The main facade of the building is located on the northwest side, and at each end, there is an entrance to the complex crowned by a three-lobed arch. The western entrance is in use today. On each side of this facade, there is a Sabil and a Kuttab. Above the Facade are two graceful minarets, considered among the most prominent examples of Mamluk minarets in terms of precision workmanship and beauty of proportions.
The floor plan of the complex is almost square and its dimensions are 85 x 85 m. It consists of a large open courtyard measuring 40 x 37 m, surrounded by four iwans. The largest and deepest of these iwans is the qibla iwan, which measures 34 x 17 m. It consists of three arcades with arches parallel to the qibla wall, which are perpendicular to other arches. This iwan is covered by twenty-one low brick domes, in which the transitional areas are formed from spherical triangles. It is similar to the domes of the arcades in the Fatimid Al-Aqmar Mosque. The mihrab is surmounted by a dome that is higher than the rest of the iwan domes. The iwan, facing the qiblah, consists of three porticoes covered with small domes, the transitional areas of which consist of spherical triangles. Each of the two sides iwans consists of a single portico covered by small domes. Behind these two iwans are Sufi retreats.

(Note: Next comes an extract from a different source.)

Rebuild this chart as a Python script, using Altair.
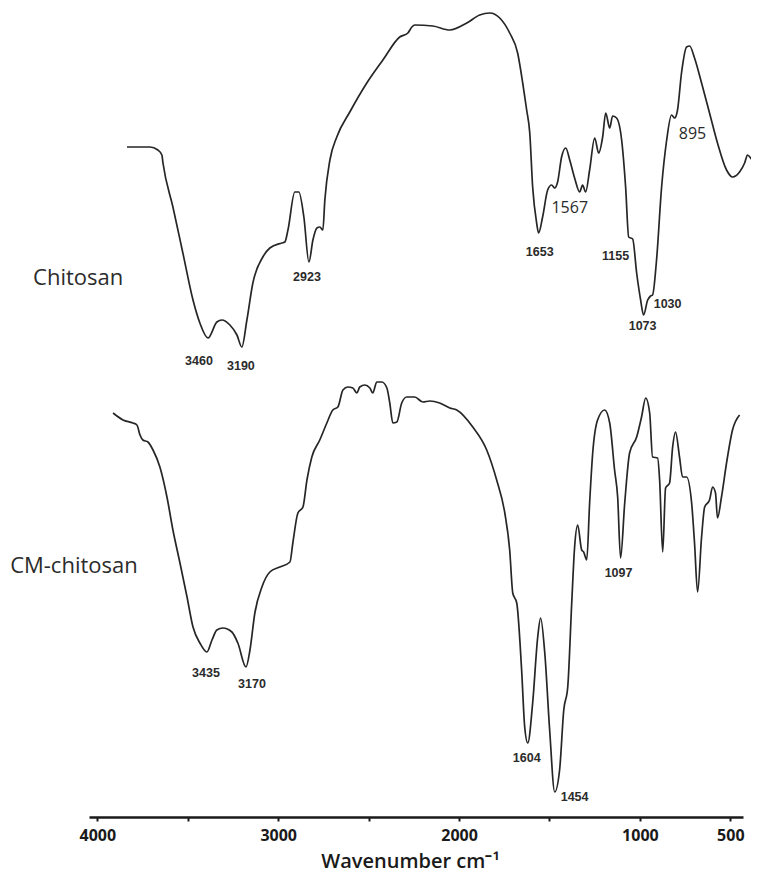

On either side of the qibla iwan are two mausoleums, each consisting of a square room, which is entered from one side of the qibla iwan through an opening provided with a veil of hollowed wood interlaced with geometrical decorations of the utmost precision and beauty. Both mausoleums are covered by a high stone dome with a diameter of 14 m. The transitional area consists of several rows of muqarnas. The two domes are decorated from the outside with engraved geometric motifs consisting of zigzag lines that take the form of a continuous chain of the number "7". These decorations are considered the pinnacle of accuracy and creativity. The two domes are among the oldest large stone domes established in Cairo, They indicate the extent of the Mamluk engineering sophistication. He was buried in the northeastern mausoleum of Sultan al-Zahir Barquq (r. 784-791 AH / 1382 - 1389 AD and 792 - 801 AH / 1390 - 1399 AD), and some historical sources indicate that Sultan Barquq recommended his son Faraj to bury him in a tomb in his complex. This is not in the madrasa building and the Khanqah built by Sultan Barquq in 788 AH / 1386 AD on al-Mu'izz Street in Cairo. The sons of Sultan Barquq were also buried in this mausoleum. In the southwestern mausoleum, Khawand Chakra, wife of al-Zahir Barquq, and daughter of al-Nasir Faraj were buried. This complex is similar in that it contains two mausoleums to the Umm al-Sultan Shaaban Madrasah (built-in 790 AH / 1369 AD).
The most important feature of this building is that it combines the style of schools with iwans and the style of mosques with rows of perpendicular columns. The complex is also distinguished by the symmetry of the architectural elements in its northwest facade, which is evident in the placement of the two Sabils on both sides of the facade, in the symmetry of the two entrances to the complex, and in the two minarets, each of which is located next to one of the two entrances. The symmetry also appears in the northeastern facade of the building, where the two similar domes of the mausoleums were placed on both sides of the facade.